Prospect News learned from a market source that the retail bank meeting is expected to take place on Sept. 5.

On Thursday a hedge fund manager emailed to say that the bank loan accounts are saying the deal is being prepped "to come about 30 seconds after the Labor Day recess."

One mutual fund money manager said that the deal can likely get done, possibly at a mild-to-modest discount.

"There's enough money out there for a well-structured deal," the source said, "especially a deal away from the sectors that have been impacted by subprime mortgages."

Elsewhere, however, sources were less optimistic.

Two weeks from bottom

A money manager told Prospect News on Thursday that the high yield market has stabilized, and has actually been up over the past couple of weeks, having hit its low point a couple of weeks ago.

"The cash market is in pretty good shape," the source added.

"People have a little cash built up.

"On the funds side you are not seeing much in the way of forced liquidations."

The money manager added that the bottom for junk occurred before the Fed made a 50 basis points cut in its discount rate - a move roundly believed to have served as a major stimulus elsewhere in the capital markets.

"That's because the financial meltdown did not start with high yield," the investor said, adding that junk was only marginally affected, whereas subprime mortgages, structured products, hedge funds and the leveraged loan market were more impacted.

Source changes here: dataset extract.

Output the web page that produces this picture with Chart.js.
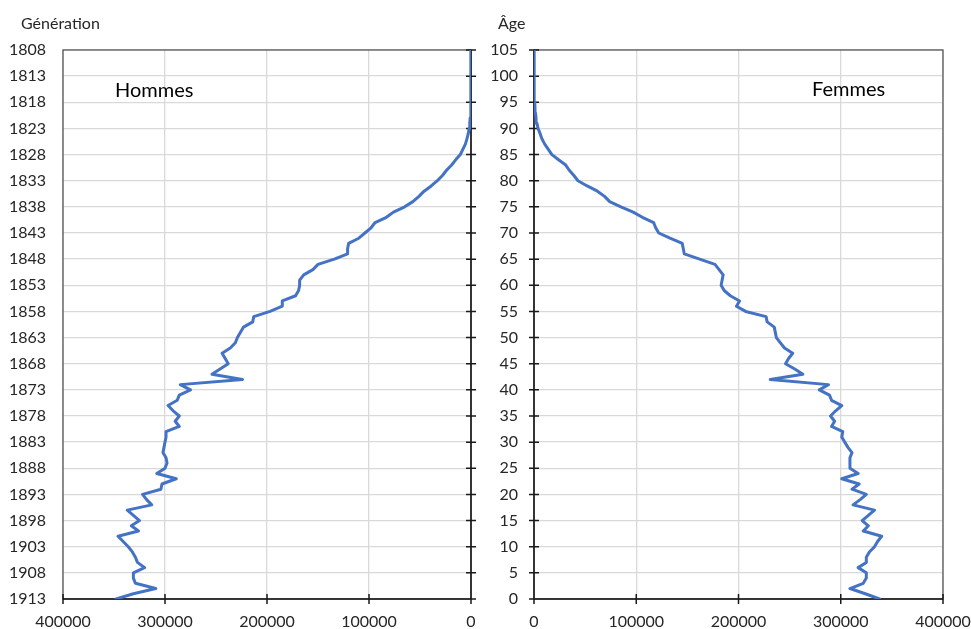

"High yield has gotten off relatively unscathed," the source commented.

Conceding that there has been an overall better tone throughout the capital markets since the Fed opened up the discount window, this investor sees a 50-50 chance that the Fed's Federal Open Markets Committee will cut the Fed Funds rate when it meets in September.

"It's too early to tell whether this meltdown in subprime, and some of the hedge funds and structured products, will slow down the real economy," the source said.

"Growth has decelerated, but that deceleration may not be picking up speed.

"It may take a few months to see how the higher mortgage rates are going to affect the real economy."